-------- PROVIDED RECORDS --------

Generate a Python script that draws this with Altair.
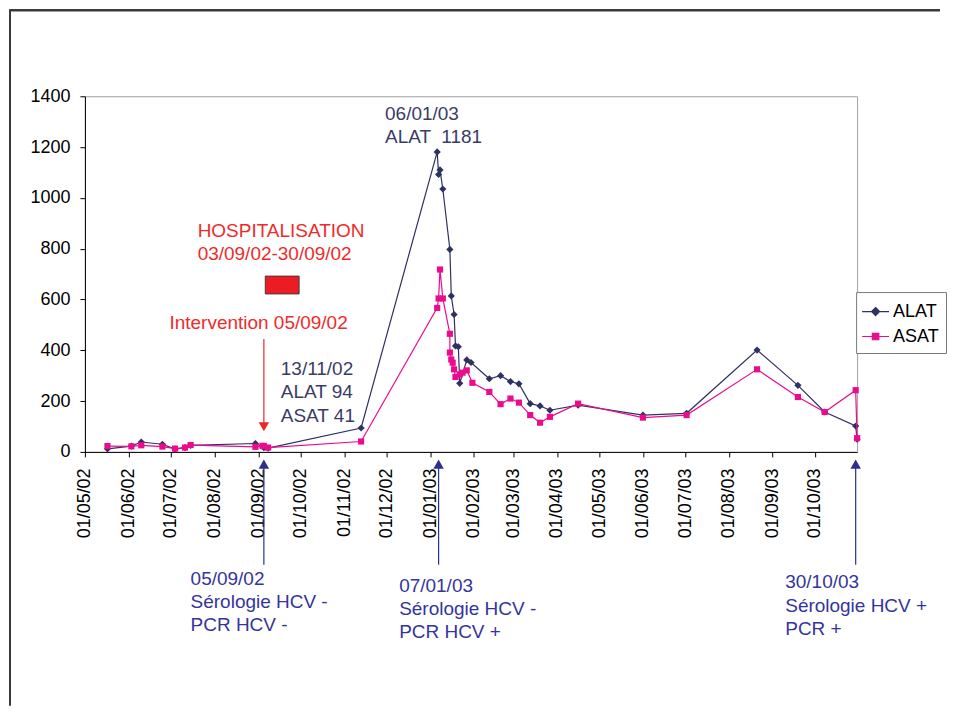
import altair as alt
import pandas as pd

# ---------------- data ----------------
alat_dates = ["2002-05-17", "2002-06-03", "2002-06-10", "2002-06-25", "2002-07-04", "2002-07-11",
              "2002-07-15", "2002-08-30", "2002-09-04", "2002-09-05", "2002-09-08", "2002-11-13",
              "2003-01-06", "2003-01-07", "2003-01-08", "2003-01-10", "2003-01-15", "2003-01-16",
              "2003-01-18", "2003-01-19", "2003-01-21", "2003-01-22", "2003-01-27", "2003-01-30",
              "2003-02-12", "2003-02-20", "2003-02-27", "2003-03-05", "2003-03-13", "2003-03-20",
              "2003-03-27", "2003-04-16", "2003-06-01", "2003-07-02", "2003-08-21", "2003-09-19",
              "2003-10-08", "2003-10-30", "2003-10-31"]
alat_values = [12, 23, 39, 30, 11, 17, 26, 33, 22, 17, 15, 94,
               1181, 1092, 1110, 1035, 797, 614, 541, 417, 414, 270, 362, 352,
               288, 300, 277, 268, 190, 181, 164, 184, 145, 152, 401, 262, 157, 102, 50]

asat_dates = ["2002-05-17", "2002-06-03", "2002-06-10", "2002-06-25", "2002-07-04", "2002-07-11",
              "2002-07-15", "2002-08-30", "2002-09-04", "2002-09-05", "2002-09-08", "2002-11-13",
              "2003-01-06", "2003-01-07", "2003-01-08", "2003-01-10", "2003-01-15", "2003-01-15",
              "2003-01-16", "2003-01-17", "2003-01-18", "2003-01-19", "2003-01-22", "2003-01-24",
              "2003-01-27", "2003-01-31", "2003-02-12", "2003-02-20", "2003-02-27", "2003-03-05",
              "2003-03-13", "2003-03-20", "2003-03-27", "2003-04-16", "2003-06-01", "2003-07-02",
              "2003-08-21", "2003-09-19", "2003-10-08", "2003-10-30", "2003-10-31"]
asat_values = [23, 22, 26, 21, 13, 17, 27, 20, 24, 23, 17, 41,
               567, 604, 718, 604, 465, 391, 364, 351, 325, 295, 305, 312, 321, 272,
               236, 188, 210, 194, 145, 115, 138, 190, 135, 145, 325, 216, 157, 243, 54]

series_names = ["ALAT", "ASAT"]
series_colors = ["#2e3163", "#ec0b8d"]

month_ticks = [(2002, m) for m in range(5, 13)] + [(2003, m) for m in range(1, 11)]
y_ticks = [0, 200, 400, 600, 800, 1000, 1200, 1400]

# annotations (positions in data space)
navy_texts = ["06/01/03", "ALAT \u00a01181", "13/11/02", "ALAT 94", "ASAT 41"]
navy_dates = ["2002-11-30", "2002-11-30", "2002-09-17", "2002-09-17", "2002-09-17"]
navy_values = [1330, 1241, 328, 235, 142]

red_texts = ["HOSPITALISATION", "03/09/02-30/09/02", "Intervention 05/09/02"]
red_dates = ["2002-07-20", "2002-07-20", "2002-06-30"]
red_values = [870, 780, 508]

blue_texts = ["05/09/02", "Sérologie HCV -", "PCR HCV -",
              "07/01/03", "Sérologie HCV -", "PCR HCV +",
              "30/10/03", "Sérologie HCV +", "PCR +"]
blue_dates = ["2002-07-15"] * 3 + ["2002-12-10"] * 3 + ["2003-09-10"] * 3
blue_values = [-499, -590, -680, -527, -617, -708, -514, -605, -699]

hosp_box_start = ["2002-09-06"]
hosp_box_end = ["2002-09-30"]
hosp_box_low = [622]
hosp_box_high = [692]

red_arrow_dates = ["2002-09-05"]
red_arrow_top = [444]
red_arrow_bottom = [110]
red_arrow_head = [99]

blue_arrow_dates = ["2002-09-05", "2003-01-07", "2003-10-30"]
blue_arrow_top = [-48, -48, -48]
blue_arrow_bottom = [-444, -444, -444]

# ---------------- tables ----------------
rows = []
for i, (d, v) in enumerate(zip(alat_dates, alat_values)):
    rows.append({"date": d, "value": v, "series": "ALAT", "idx": i})
for i, (d, v) in enumerate(zip(asat_dates, asat_values)):
    rows.append({"date": d, "value": v, "series": "ASAT", "idx": i})
df = pd.DataFrame(rows)

navy_df = pd.DataFrame({"date": navy_dates, "value": navy_values, "label": navy_texts})
red_df = pd.DataFrame({"date": red_dates, "value": red_values, "label": red_texts})
blue_df = pd.DataFrame({"date": blue_dates, "value": blue_values, "label": blue_texts})
box_df = pd.DataFrame({"date": hosp_box_start, "date2": hosp_box_end,
                       "value": hosp_box_low, "value2": hosp_box_high})
red_arrow_df = pd.DataFrame({"date": red_arrow_dates, "value": red_arrow_top,
                             "value2": red_arrow_bottom, "head": red_arrow_head})
blue_arrow_df = pd.DataFrame({"date": blue_arrow_dates, "value": blue_arrow_top,
                              "value2": blue_arrow_bottom})

# ---------------- scales / axes ----------------
FONT = "Liberation Sans"
x_scale = alt.Scale(type="utc",
                    domain=[alt.DateTime(year=2002, month=5, date=1, utc=True),
                            alt.DateTime(year=2003, month=10, date=31, utc=True)])
y_scale = alt.Scale(domain=[0, 1400], nice=False)
x_axis = alt.Axis(title=None, grid=False,
                  values=[alt.DateTime(year=y, month=m, date=1, utc=True) for y, m in month_ticks],
                  labelExpr="utcFormat(datum.value, '%d/%m/%y')",
                  labelAngle=270, labelPadding=11, tickSize=5, labelOverlap=False,
                  labelFlush=False, labelBound=False)
y_axis = alt.Axis(title=None, grid=False, values=y_ticks, format="d", tickSize=5, labelPadding=10)

def X(field="date"):
    return alt.X(f"{field}:T", scale=x_scale, axis=x_axis)

def Y(field="value"):
    return alt.Y(f"{field}:Q", scale=y_scale, axis=y_axis)

layers = []
for name, color, shape, size in [("ALAT", series_colors[0], "diamond", 52),
                                 ("ASAT", series_colors[1], "square", 38)]:
    base = alt.Chart(df).transform_filter(alt.datum.series == name)
    layers.append(base.mark_line(color=color, strokeWidth=1.2).encode(
        x=X(), y=Y(), order="idx:Q"))
    layers.append(base.mark_point(color=color, shape=shape, filled=True, size=size, opacity=1).encode(
        x=X(), y=Y()))

# hospitalisation box
layers.append(alt.Chart(box_df).mark_rect(fill="#ed1c24", stroke="#3c3c3c", strokeWidth=1).encode(
    x=X(), x2="date2:T", y=Y(), y2="value2:Q"))

# red arrow
layers.append(alt.Chart(red_arrow_df).mark_rule(color="#ea2a2a", strokeWidth=1.2).encode(
    x=X(), y=Y(), y2="value2:Q"))
layers.append(alt.Chart(red_arrow_df).mark_point(shape="triangle-down", filled=True, size=110,
                                                 color="#ea2a2a", opacity=1).encode(
    x=X(), y=Y("head")))

# blue arrows
layers.append(alt.Chart(blue_arrow_df).mark_rule(color="#2c2f8f", strokeWidth=1.2).encode(
    x=X(), y=Y(), y2="value2:Q"))
layers.append(alt.Chart(blue_arrow_df).mark_point(shape="triangle-up", filled=True, size=110,
                                                  color="#2c2f8f", opacity=1).encode(
    x=X(), y=Y()))

# text annotations
for tdf, col in [(navy_df, "#3b3b68"), (red_df, "#ee2b2b"), (blue_df, "#34349e")]:
    layers.append(alt.Chart(tdf).mark_text(align="left", baseline="middle", font=FONT,
                                           fontSize=19, color=col).encode(
        x=X(), y=Y(), text="label:N"))

# legend layer (no marks drawn, only legend)
path_alat = "M-1.17,0L1.17,0M0,-0.35L0.35,0L0,0.35L-0.35,0Z"
path_asat = "M-1.17,0L1.17,0M-0.28,-0.28L0.28,-0.28L0.28,0.28L-0.28,0.28Z"
leg = alt.Legend(title=None, orient="none", legendX=772, legendY=196, padding=7,
                 fillColor="white", strokeColor="#7a7a7a", symbolSize=529,
                 symbolStrokeWidth=1.2, symbolOpacity=1, labelOffset=5, rowPadding=3,
                 labelFont=FONT, labelFontSize=18, labelColor="black")
layers.append(alt.Chart(df).transform_filter(alt.datum.value < -99999).mark_point(filled=True).encode(
    x=X(), y=Y(),
    color=alt.Color("series:N", scale=alt.Scale(domain=series_names, range=series_colors), legend=leg),
    stroke=alt.Stroke("series:N", scale=alt.Scale(domain=series_names, range=series_colors), legend=leg),
    shape=alt.Shape("series:N", scale=alt.Scale(domain=series_names, range=[path_alat, path_asat]), legend=leg),
))

# document frame (decoration)
one = pd.DataFrame({"a": [0]})
layers.append(alt.Chart(one).mark_rule(color="#3a3a3a", strokeWidth=2.5).encode(
    x=alt.value(-75), x2=alt.value(856), y=alt.value(-86)))
layers.append(alt.Chart(one).mark_rule(color="#3a3a3a", strokeWidth=2).encode(
    x=alt.value(-75), y=alt.value(-87), y2=alt.value(610)))

chart = alt.layer(*layers).properties(width=773, height=356, padding=0).configure_view(
    stroke="#a0a0a0", strokeWidth=1
).configure_axis(
    domainColor="black", tickColor="black", labelColor="black",
    labelFont=FONT, labelFontSize=18, domainWidth=1, tickWidth=1
)

chart.save("out.html", embed_options={"renderer": "svg", "actions": False})
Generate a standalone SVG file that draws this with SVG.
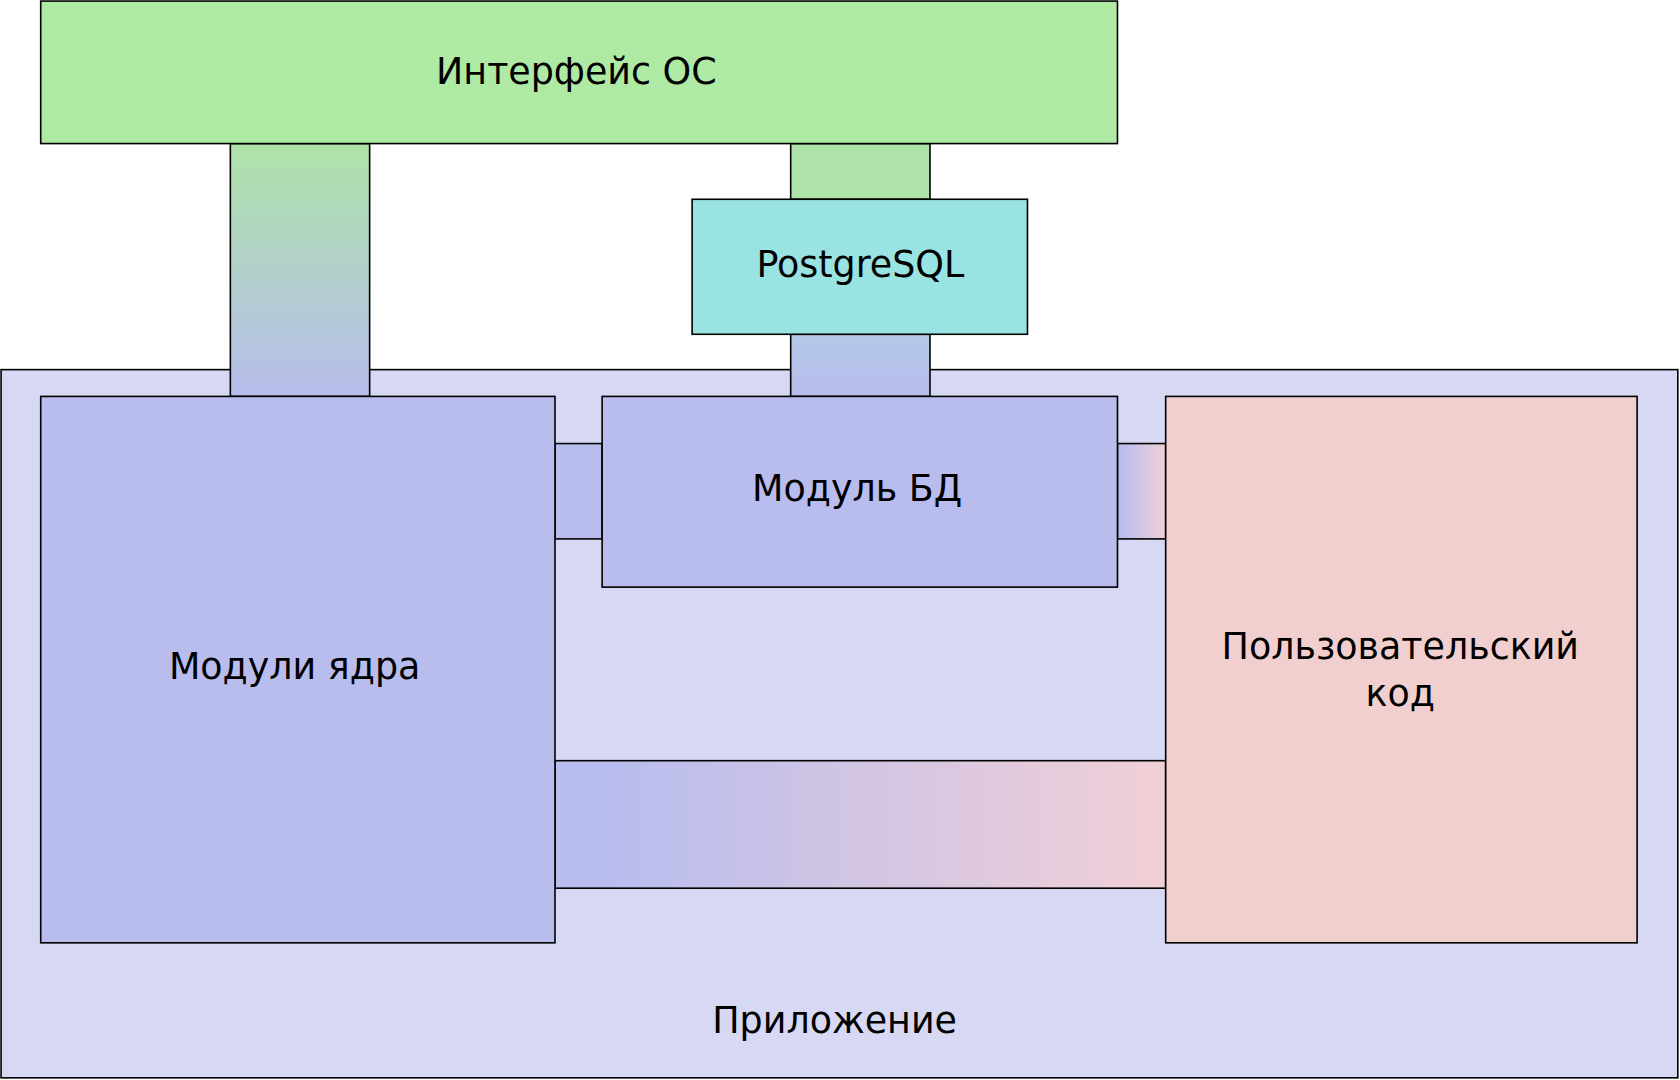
<svg xmlns="http://www.w3.org/2000/svg" width="1680" height="1080" viewBox="0 0 1680 1080">
<defs>
<linearGradient id="gv" x1="0" y1="0" x2="0" y2="1"><stop offset="0" stop-color="#aee3a9"/><stop offset="1" stop-color="#b7bdec"/></linearGradient>
<linearGradient id="gt" x1="0" y1="0" x2="0" y2="1"><stop offset="0" stop-color="#b4c8e8"/><stop offset="1" stop-color="#b7bdec"/></linearGradient>
<linearGradient id="gh" x1="0" y1="0" x2="1" y2="0"><stop offset="0.1" stop-color="#b9bdee"/><stop offset="1" stop-color="#f1cfd6"/></linearGradient>
<style>
.b{stroke:#000;stroke-width:1.5}
text{font-family:"DejaVu Sans",sans-serif;font-size:34px;text-anchor:middle;fill:#000}
.blue{fill:#b9bdee}
</style>
</defs>
<rect x="0" y="0" width="1680" height="1080" fill="#fff"/>
<g transform="scale(1.0714)">
<g id="app"><rect class="b" x="1" y="345" width="1565" height="661" fill="#d7d8f3"/><text x="779" y="964">Приложение</text></g>
<g id="connectors">
<rect class="b" x="215" y="134" width="130" height="236" fill="url(#gv)"/>
<rect class="b" x="738" y="134" width="130" height="52" fill="#aee3a9"/>
<rect class="b" x="738" y="312" width="130" height="58" fill="url(#gt)"/>
<rect class="b blue" x="518" y="414" width="44" height="89"/>
<rect class="b" x="1043" y="414" width="45" height="89" fill="url(#gh)"/>
<rect class="b" x="518" y="710" width="570" height="119" fill="url(#gh)"/>
</g>
<g id="os"><rect class="b" x="38" y="1" width="1005" height="133" fill="#aeeaa3"/><text x="538" y="78">Интерфейс ОС</text></g>
<g id="pg"><rect class="b" x="646" y="186" width="313" height="126" fill="#9ae3e3"/><text x="803" y="259">PostgreSQL</text></g>
<g id="core"><rect class="b blue" x="38" y="370" width="480" height="510"/><text x="275" y="634">Модули ядра</text></g>
<g id="db"><rect class="b blue" x="562" y="370" width="481" height="178"/><text x="800" y="468">Модуль БД</text></g>
<g id="user"><rect class="b" x="1088" y="370" width="440" height="510" fill="#f2cfcf"/><text x="1307" y="615">Пользовательский</text><text x="1307" y="659">код</text></g>
</g>
</svg>
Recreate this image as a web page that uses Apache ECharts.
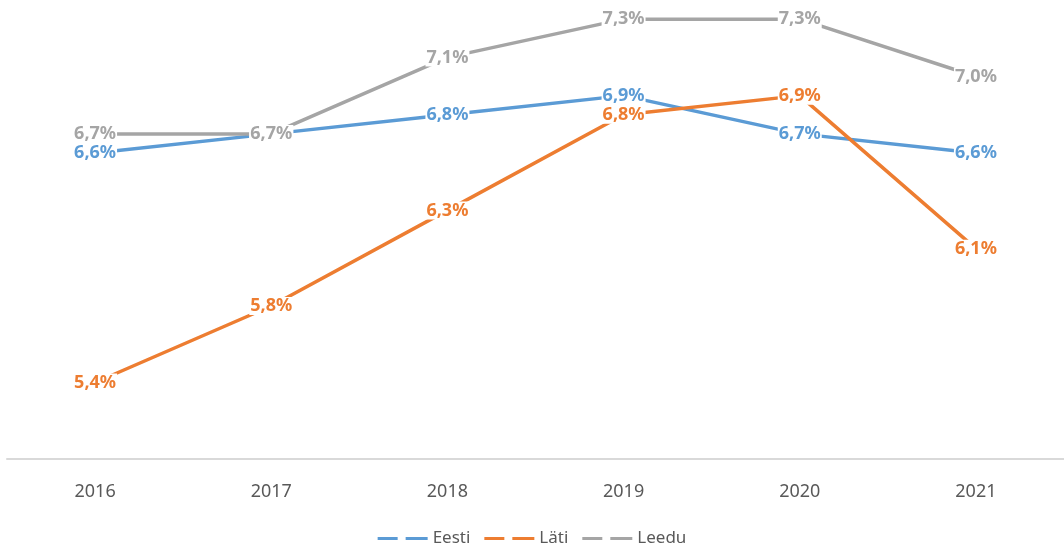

--------

*STATED GOAL:*
From the opening line of the listing above through the line bearing "import pandas as pd", repeat each line exactly. Drop every picture.

*EXERCISE SOLUTION:*
Generate a Python script that draws this with Altair.
import altair as alt
import pandas as pd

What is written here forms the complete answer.